Abstract

When a macroscopic elastic strain is applied to an isotropic disordered solid a dipole moment may be generated, but it is usually very small and averages to zero over an ensemble of similar samples. Disordered solids are, therefore, not usually considered as piezoelectric. However, each small volume element has no symmetry, and so a dipole moment is generated in it by an applied stress, but its effect is often not noticeable on a macroscopic scale, and a suitable probe is needed to detect it. Sound waves in typical solids have speeds of several kilometers per second, and sound waves having wavelengths of, say, 50 Å have frequencies of about 1 THz.

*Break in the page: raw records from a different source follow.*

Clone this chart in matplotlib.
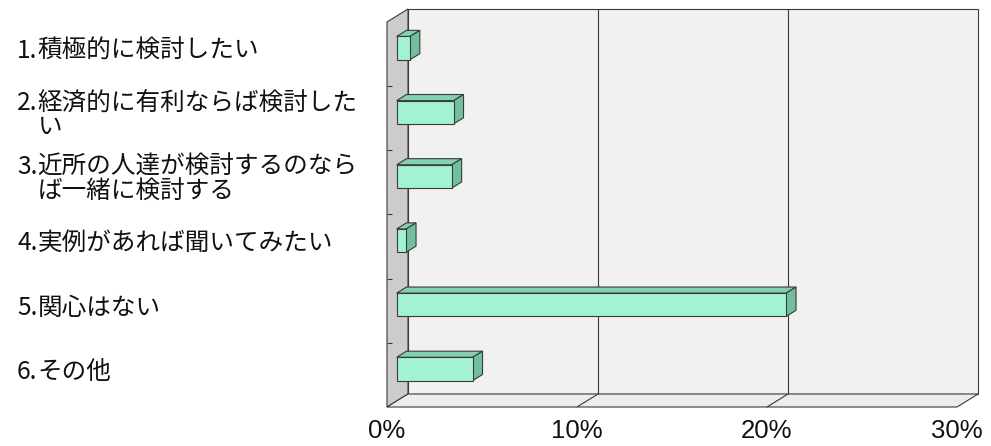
import matplotlib
matplotlib.use("Agg")
import matplotlib.pyplot as plt
from matplotlib.patches import Polygon
from matplotlib import transforms

# ---- data ----
numbers = ["1.", "2.", "3.", "4.", "5.", "6."]
categories = [
    "積極的に検討したい",
    "経済的に有利ならば検討した\nい",
    "近所の人達が検討するのなら\nば一緒に検討する",
    "実例があれば聞いてみたい",
    "関心はない",
    "その他",
]
values = [0.7, 3.0, 2.9, 0.5, 20.5, 4.0]
x_ticks = [0, 10, 20, 30]
x_labels = ["0%", "10%", "20%", "30%"]

# ---- styling ----
W, H, DPI = 991, 446, 100
EDGE = "#3a3a3a"
BACK_WALL = "#f1f1ef"
SIDE_WALL = "#cccccc"
FLOOR = "#ededeb"
BAR_FRONT = "#a4f2d4"
BAR_TOP = "#82d2b2"
BAR_SIDE = "#70c0a0"
JP_FONT = ["Noto Sans CJK JP", "DejaVu Sans"]
JP_SIZE = 17.7

fig = plt.figure(figsize=(W / DPI, H / DPI), dpi=DPI)
fig.patch.set_facecolor("white")

# front plane of the 3-D box, in pixels
left_px, right_px, top_px, bottom_px = 387, 957, 22, 407
ax = fig.add_axes([left_px / W, 1 - bottom_px / H,
                   (right_px - left_px) / W, (bottom_px - top_px) / H])
n = len(categories)
ax.set_xlim(0, 30)
ax.set_ylim(n, 0)
ax.set_facecolor("none")
for s in ax.spines.values():
    s.set_visible(False)

# depth direction expressed in data units (linear scales)
px_per_x = (right_px - left_px) / 30
px_per_y = (bottom_px - top_px) / n
DEPTH = (21 / px_per_x, -13 / px_per_y)


def proj(x, y, d):
    return (x + d * DEPTH[0], y + d * DEPTH[1])


def face(pts, fc, z, lw=0.8):
    ax.add_patch(Polygon([proj(*p) for p in pts], closed=True, fc=fc,
                         ec=EDGE, lw=lw, zorder=z, clip_on=False,
                         joinstyle="miter"))


def line(p0, p1, z, lw=0.8):
    a, b = proj(*p0), proj(*p1)
    ax.plot([a[0], b[0]], [a[1], b[1]], color=EDGE, lw=lw, zorder=z,
            clip_on=False, solid_capstyle="butt")


xmax = x_ticks[-1]
# walls and floor
face([(0, 0, 1), (xmax, 0, 1), (xmax, n, 1), (0, n, 1)], BACK_WALL, 1)
face([(0, 0, 0), (0, n, 0), (0, n, 1), (0, 0, 1)], SIDE_WALL, 1)
face([(0, n, 0), (xmax, n, 0), (xmax, n, 1), (0, n, 1)], FLOOR, 1)

# gridlines on back wall and floor
for t in x_ticks[1:-1]:
    line((t, 0, 1), (t, n, 1), 2)
    line((t, n, 0), (t, n, 1), 2)

# category ticks on the side wall
for k in range(1, n):
    line((0, k, 0), (0.27, k, 0), 2)

# 3-D bars
bar_h = 0.363
d_front, d_back = 0.46, 0.93
for i, v in enumerate(values):
    y0 = i + 0.5 - bar_h / 2
    y1 = i + 0.5 + bar_h / 2
    face([(0, y0, d_front), (v, y0, d_front), (v, y0, d_back), (0, y0, d_back)],
         BAR_TOP, 3)
    face([(v, y0, d_front), (v, y1, d_front), (v, y1, d_back), (v, y0, d_back)],
         BAR_SIDE, 3)
    face([(0, y0, d_front), (v, y0, d_front), (v, y1, d_front), (0, y1, d_front)],
         BAR_FRONT, 4)

# axis labels
ax.set_yticks([])
ax.set_xticks(x_ticks)
ax.set_xticklabels(x_labels, fontsize=18.5, family="Liberation Sans")
ax.tick_params(axis="x", length=0, pad=9, colors="#111111")

# category labels: number right-aligned, text left-aligned after it
lab_tr = transforms.blended_transform_factory(fig.transFigure, ax.transData)
x_split = 37.5 / W
for i, (num, cat) in enumerate(zip(numbers, categories)):
    nlines = cat.count("\n") + 1
    ax.text(x_split, i + 0.45, num + "\n " * (nlines - 1), transform=lab_tr,
            ha="right", va="center", fontsize=JP_SIZE, family=JP_FONT,
            linespacing=0.92, color="#111111")
    ax.text(x_split, i + 0.45, cat, transform=lab_tr, ha="left", va="center",
            fontsize=JP_SIZE, family=JP_FONT, linespacing=0.92,
            color="#111111")

fig.savefig("out.png", dpi=DPI)
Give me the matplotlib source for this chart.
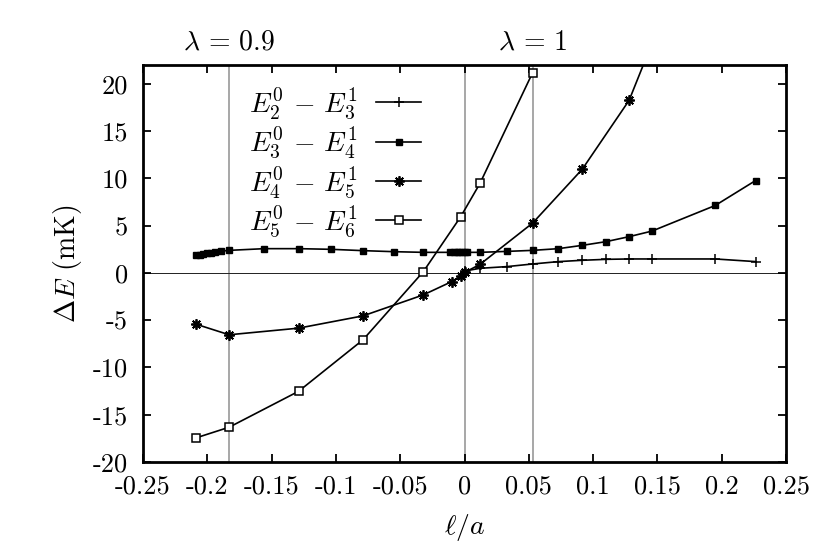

The dipole moments generated in disordered solids by the spontaneously fluctuating stresses should, therefore, cause absorption of light in the far infrared, and the absorption allows these disorder-induced piezoelectric properties to be measured. The purpose of this paper is to develop the theory of the absorption of far-infrared light by the sound waves of disordered solids in terms of suitable disorder-induced piezoelectric moduli. The theory has been applied to the sound waves of ice and yields the value 50.4×10−6 D2 μm−3 bar−2 (cm s−1)−1 for the quantity d″2l/cl+2d″2t/ct, where d″2l and d″2t are the squared scalar moduli of the disorder-induced piezoelectric effect for longitudinal and transverse waves, respectively, and cl and ct are the speeds of longitudinal and transverse sound, respectively. If the absorption by the transverse waves is assumed to be negligible, the coefficient d″2l has the value 19.5 D2 μm−3 bar−2. A similar disorder-induced piezomagnetic effect should in principle cause a similar absorption, and a related disorder-induced piezo-optic effect should cause the sound waves in disordered solids to be Raman active.